Repeat the listing below word for word, stopping after the line that contains "0.004, 0.004, 0.004, 0.006, 0.012]".
-- Begin Given data --
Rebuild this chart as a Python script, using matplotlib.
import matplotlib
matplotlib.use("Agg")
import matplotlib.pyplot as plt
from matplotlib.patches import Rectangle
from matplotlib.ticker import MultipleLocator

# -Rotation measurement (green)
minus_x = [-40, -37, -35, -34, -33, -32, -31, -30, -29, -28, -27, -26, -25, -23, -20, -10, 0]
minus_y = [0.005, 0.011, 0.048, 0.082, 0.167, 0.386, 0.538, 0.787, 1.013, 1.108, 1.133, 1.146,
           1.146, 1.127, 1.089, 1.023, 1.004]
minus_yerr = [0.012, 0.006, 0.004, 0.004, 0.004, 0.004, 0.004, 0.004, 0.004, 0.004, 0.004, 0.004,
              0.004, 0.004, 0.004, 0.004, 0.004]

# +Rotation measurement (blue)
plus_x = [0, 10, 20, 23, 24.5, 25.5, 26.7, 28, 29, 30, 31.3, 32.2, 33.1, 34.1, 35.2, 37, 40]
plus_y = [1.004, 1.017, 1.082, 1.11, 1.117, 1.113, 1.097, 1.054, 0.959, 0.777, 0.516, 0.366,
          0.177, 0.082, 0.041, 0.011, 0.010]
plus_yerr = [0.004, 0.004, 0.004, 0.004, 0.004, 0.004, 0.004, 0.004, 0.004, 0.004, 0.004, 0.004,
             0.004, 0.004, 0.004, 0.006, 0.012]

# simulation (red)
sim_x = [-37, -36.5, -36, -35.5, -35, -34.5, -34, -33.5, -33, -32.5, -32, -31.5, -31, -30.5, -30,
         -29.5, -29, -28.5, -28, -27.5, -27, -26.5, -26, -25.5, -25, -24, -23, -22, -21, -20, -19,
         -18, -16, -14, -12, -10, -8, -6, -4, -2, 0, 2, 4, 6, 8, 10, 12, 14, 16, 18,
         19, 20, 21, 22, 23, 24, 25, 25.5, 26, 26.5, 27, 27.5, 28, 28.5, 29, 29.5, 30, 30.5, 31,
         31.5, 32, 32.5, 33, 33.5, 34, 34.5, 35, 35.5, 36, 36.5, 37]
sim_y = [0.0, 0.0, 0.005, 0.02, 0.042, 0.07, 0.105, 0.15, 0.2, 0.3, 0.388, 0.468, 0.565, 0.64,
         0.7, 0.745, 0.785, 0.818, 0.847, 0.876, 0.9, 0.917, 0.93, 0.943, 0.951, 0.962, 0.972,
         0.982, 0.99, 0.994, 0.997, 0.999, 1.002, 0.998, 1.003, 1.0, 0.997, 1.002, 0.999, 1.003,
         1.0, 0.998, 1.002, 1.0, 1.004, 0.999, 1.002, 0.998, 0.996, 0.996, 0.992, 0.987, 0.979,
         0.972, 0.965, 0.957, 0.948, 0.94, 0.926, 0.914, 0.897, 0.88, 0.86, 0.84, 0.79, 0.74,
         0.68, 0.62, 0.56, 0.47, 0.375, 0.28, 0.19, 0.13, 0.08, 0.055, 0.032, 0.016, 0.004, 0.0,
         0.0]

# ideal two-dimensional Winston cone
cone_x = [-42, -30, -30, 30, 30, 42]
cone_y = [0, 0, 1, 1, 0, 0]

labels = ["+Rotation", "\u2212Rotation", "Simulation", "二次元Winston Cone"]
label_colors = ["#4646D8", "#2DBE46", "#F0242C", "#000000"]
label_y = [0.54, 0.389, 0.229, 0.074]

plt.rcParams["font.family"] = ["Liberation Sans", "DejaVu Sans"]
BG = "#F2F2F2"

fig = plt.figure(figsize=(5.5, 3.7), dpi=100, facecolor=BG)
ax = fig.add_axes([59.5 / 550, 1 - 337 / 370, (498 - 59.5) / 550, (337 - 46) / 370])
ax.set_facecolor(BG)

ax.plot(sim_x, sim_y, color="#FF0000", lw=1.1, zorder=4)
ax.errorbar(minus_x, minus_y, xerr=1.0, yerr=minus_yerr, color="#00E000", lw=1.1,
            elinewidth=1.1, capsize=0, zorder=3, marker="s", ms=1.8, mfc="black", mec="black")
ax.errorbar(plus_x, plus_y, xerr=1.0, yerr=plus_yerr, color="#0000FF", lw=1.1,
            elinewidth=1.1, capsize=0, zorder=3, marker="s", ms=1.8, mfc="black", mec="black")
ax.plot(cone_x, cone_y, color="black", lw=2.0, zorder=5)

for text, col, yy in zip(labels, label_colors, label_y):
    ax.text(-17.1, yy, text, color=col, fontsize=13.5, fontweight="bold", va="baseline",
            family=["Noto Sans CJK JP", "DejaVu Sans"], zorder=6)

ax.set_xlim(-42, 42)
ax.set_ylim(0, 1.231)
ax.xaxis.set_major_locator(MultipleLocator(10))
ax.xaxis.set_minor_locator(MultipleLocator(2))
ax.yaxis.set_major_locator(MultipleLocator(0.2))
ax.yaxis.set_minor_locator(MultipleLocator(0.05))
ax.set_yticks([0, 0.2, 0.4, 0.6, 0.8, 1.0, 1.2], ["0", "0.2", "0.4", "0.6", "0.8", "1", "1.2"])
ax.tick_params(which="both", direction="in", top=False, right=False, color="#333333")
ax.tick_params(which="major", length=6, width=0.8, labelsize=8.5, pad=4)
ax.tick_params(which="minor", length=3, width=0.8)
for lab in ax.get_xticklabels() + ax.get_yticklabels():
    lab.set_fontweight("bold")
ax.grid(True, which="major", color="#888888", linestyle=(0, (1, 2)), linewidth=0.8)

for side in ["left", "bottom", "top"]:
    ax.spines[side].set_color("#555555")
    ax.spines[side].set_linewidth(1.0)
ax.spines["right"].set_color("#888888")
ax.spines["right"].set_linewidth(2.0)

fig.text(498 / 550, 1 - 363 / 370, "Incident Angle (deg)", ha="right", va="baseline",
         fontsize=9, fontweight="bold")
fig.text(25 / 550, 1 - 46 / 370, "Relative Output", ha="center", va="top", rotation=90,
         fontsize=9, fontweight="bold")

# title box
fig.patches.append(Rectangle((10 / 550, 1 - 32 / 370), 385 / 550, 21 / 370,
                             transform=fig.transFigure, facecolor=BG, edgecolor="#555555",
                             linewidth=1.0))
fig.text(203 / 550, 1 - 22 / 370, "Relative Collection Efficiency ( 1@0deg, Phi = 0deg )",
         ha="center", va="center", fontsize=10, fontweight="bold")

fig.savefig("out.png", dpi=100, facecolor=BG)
-- End Given data --
### Answer to this exercise
Rebuild this chart as a Python script, using matplotlib.
import matplotlib
matplotlib.use("Agg")
import matplotlib.pyplot as plt
from matplotlib.patches import Rectangle
from matplotlib.ticker import MultipleLocator

# -Rotation measurement (green)
minus_x = [-40, -37, -35, -34, -33, -32, -31, -30, -29, -28, -27, -26, -25, -23, -20, -10, 0]
minus_y = [0.005, 0.011, 0.048, 0.082, 0.167, 0.386, 0.538, 0.787, 1.013, 1.108, 1.133, 1.146,
           1.146, 1.127, 1.089, 1.023, 1.004]
minus_yerr = [0.012, 0.006, 0.004, 0.004, 0.004, 0.004, 0.004, 0.004, 0.004, 0.004, 0.004, 0.004,
              0.004, 0.004, 0.004, 0.004, 0.004]

# +Rotation measurement (blue)
plus_x = [0, 10, 20, 23, 24.5, 25.5, 26.7, 28, 29, 30, 31.3, 32.2, 33.1, 34.1, 35.2, 37, 40]
plus_y = [1.004, 1.017, 1.082, 1.11, 1.117, 1.113, 1.097, 1.054, 0.959, 0.777, 0.516, 0.366,
          0.177, 0.082, 0.041, 0.011, 0.010]
plus_yerr = [0.004, 0.004, 0.004, 0.004, 0.004, 0.004, 0.004, 0.004, 0.004, 0.004, 0.004, 0.004,
             0.004, 0.004, 0.004, 0.006, 0.012]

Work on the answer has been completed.